## Material:
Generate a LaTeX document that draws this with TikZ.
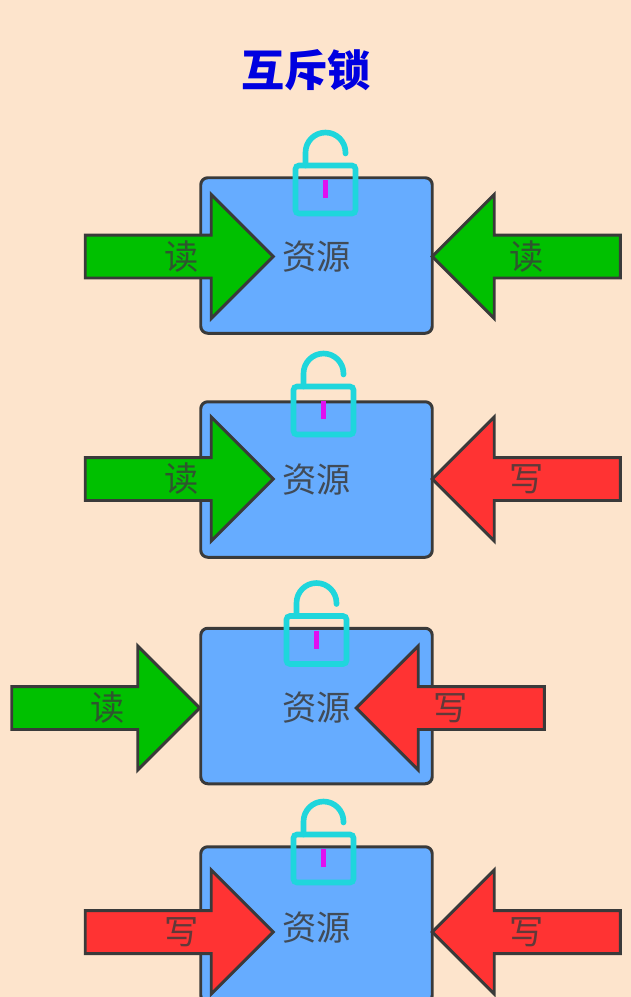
\documentclass[tikz,border=0pt]{standalone}
\usepackage{fontspec}
\setmainfont{Noto Sans CJK SC}
\usepackage{xcolor}
\usetikzlibrary{shapes.arrows}
\definecolor{LockPage}{HTML}{FDE4CC}
\definecolor{LockBlue}{HTML}{66ACFF}
\definecolor{LockGreen}{HTML}{00C000}
\definecolor{LockRed}{HTML}{FF3333}
\definecolor{LockCyan}{HTML}{1FD6DC}
\definecolor{LockPin}{HTML}{E010F0}
\definecolor{LockEdge}{HTML}{3A3A3A}
\tikzset{
  resbox/.style={draw=LockEdge, line width=1.7pt, fill=LockBlue, rounded corners=4pt, minimum width=4.63cm,
    minimum height=3.11cm, inner sep=0pt, font=\fontsize{19.5}{20}\selectfont, text=LockEdge!85!LockBlue,
    text depth=0.08cm},
  access/.style={single arrow, draw=LockEdge, line width=1.7pt, minimum height=3.76cm,
    text height=0.80cm, text depth=0pt, text width=0pt, inner sep=0pt, outer sep=0pt,
    single arrow head extend=0.81cm, single arrow tip angle=90},
  readin/.style={access, fill=LockGreen, label={[accesstext, xshift=#1, text=LockEdge!80!LockGreen]center:读}},
  readin/.default=0.26cm,
  writein/.style={access, fill=LockRed, label={[accesstext, xshift=#1, text=LockEdge!80!LockRed]center:写}},
  writein/.default=0.26cm,
  fromright/.style={shape border rotate=180},
  accesstext/.style={font=\fontsize{19.5}{20}\selectfont, inner sep=0pt},
  openlock/.pic={
    \draw[LockCyan, line width=3.2pt, rounded corners=2pt] (-0.6,-0.48) rectangle (0.6,0.48);
    \draw[LockCyan, line width=3.2pt, line cap=round] (-0.4,0.48) -- (-0.4,0.74) arc[start angle=180, end angle=0, radius=0.4] -- (0.4,0.72);
    \draw[LockPin, line width=3.4pt] (0,0.19) -- (0,-0.17);
  }
}

\begin{document}
\begin{tikzpicture}
\clip (0,0) rectangle (12.62,-19.94);
\fill[LockPage] (0,0) rectangle (12.62,-19.94);

\node[font=\fontsize{24.5}{26}\selectfont\bfseries, text=blue!88!black] at (6.12,-1.40) (title) {互斥锁};

\node[resbox, text height=0.63cm] at (6.33,-5.11) (res1) {资源};
\node[resbox, text height=0.59cm] at (6.33,-9.59) (res2) {资源};
\node[resbox, text height=0.67cm] at (6.33,-14.12) (res3) {资源};
\node[resbox, text height=0.71cm] at (6.33,-18.49) (res4) {资源};

\pic at (6.51,-3.79) {openlock};
\pic at (6.47,-8.21) {openlock};
\pic at (6.33,-12.80) {openlock};
\pic at (6.47,-17.17) {openlock};

\node[readin] at (3.37,-5.13) (left1) {};
\node[readin=-0.21cm, fromright] at (10.74,-5.13) (right1) {};
\node[readin] at (3.37,-9.58) (left2) {};
\node[writein=-0.21cm, fromright] at (10.74,-9.58) (right2) {};
\node[readin] at (1.90,-14.16) (left3) {};
\node[writein=-0.21cm, fromright] at (9.22,-14.16) (right3) {};
\node[writein] at (3.37,-18.64) (left4) {};
\node[writein=-0.21cm, fromright] at (10.74,-18.64) (right4) {};
\end{tikzpicture}
\end{document}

## Goal:
Quote in full the listing given above; the images are to be left out.

## Reply:
Generate a LaTeX document that draws this with TikZ.
\documentclass[tikz,border=0pt]{standalone}
\usepackage{fontspec}
\setmainfont{Noto Sans CJK SC}
\usepackage{xcolor}
\usetikzlibrary{shapes.arrows}
\definecolor{LockPage}{HTML}{FDE4CC}
\definecolor{LockBlue}{HTML}{66ACFF}
\definecolor{LockGreen}{HTML}{00C000}
\definecolor{LockRed}{HTML}{FF3333}
\definecolor{LockCyan}{HTML}{1FD6DC}
\definecolor{LockPin}{HTML}{E010F0}
\definecolor{LockEdge}{HTML}{3A3A3A}
\tikzset{
  resbox/.style={draw=LockEdge, line width=1.7pt, fill=LockBlue, rounded corners=4pt, minimum width=4.63cm,
    minimum height=3.11cm, inner sep=0pt, font=\fontsize{19.5}{20}\selectfont, text=LockEdge!85!LockBlue,
    text depth=0.08cm},
  access/.style={single arrow, draw=LockEdge, line width=1.7pt, minimum height=3.76cm,
    text height=0.80cm, text depth=0pt, text width=0pt, inner sep=0pt, outer sep=0pt,
    single arrow head extend=0.81cm, single arrow tip angle=90},
  readin/.style={access, fill=LockGreen, label={[accesstext, xshift=#1, text=LockEdge!80!LockGreen]center:读}},
  readin/.default=0.26cm,
  writein/.style={access, fill=LockRed, label={[accesstext, xshift=#1, text=LockEdge!80!LockRed]center:写}},
  writein/.default=0.26cm,
  fromright/.style={shape border rotate=180},
  accesstext/.style={font=\fontsize{19.5}{20}\selectfont, inner sep=0pt},
  openlock/.pic={
    \draw[LockCyan, line width=3.2pt, rounded corners=2pt] (-0.6,-0.48) rectangle (0.6,0.48);
    \draw[LockCyan, line width=3.2pt, line cap=round] (-0.4,0.48) -- (-0.4,0.74) arc[start angle=180, end angle=0, radius=0.4] -- (0.4,0.72);
    \draw[LockPin, line width=3.4pt] (0,0.19) -- (0,-0.17);
  }
}

\begin{document}
\begin{tikzpicture}
\clip (0,0) rectangle (12.62,-19.94);
\fill[LockPage] (0,0) rectangle (12.62,-19.94);

\node[font=\fontsize{24.5}{26}\selectfont\bfseries, text=blue!88!black] at (6.12,-1.40) (title) {互斥锁};

\node[resbox, text height=0.63cm] at (6.33,-5.11) (res1) {资源};
\node[resbox, text height=0.59cm] at (6.33,-9.59) (res2) {资源};
\node[resbox, text height=0.67cm] at (6.33,-14.12) (res3) {资源};
\node[resbox, text height=0.71cm] at (6.33,-18.49) (res4) {资源};

\pic at (6.51,-3.79) {openlock};
\pic at (6.47,-8.21) {openlock};
\pic at (6.33,-12.80) {openlock};
\pic at (6.47,-17.17) {openlock};

\node[readin] at (3.37,-5.13) (left1) {};
\node[readin=-0.21cm, fromright] at (10.74,-5.13) (right1) {};
\node[readin] at (3.37,-9.58) (left2) {};
\node[writein=-0.21cm, fromright] at (10.74,-9.58) (right2) {};
\node[readin] at (1.90,-14.16) (left3) {};
\node[writein=-0.21cm, fromright] at (9.22,-14.16) (right3) {};
\node[writein] at (3.37,-18.64) (left4) {};
\node[writein=-0.21cm, fromright] at (10.74,-18.64) (right4) {};
\end{tikzpicture}
\end{document}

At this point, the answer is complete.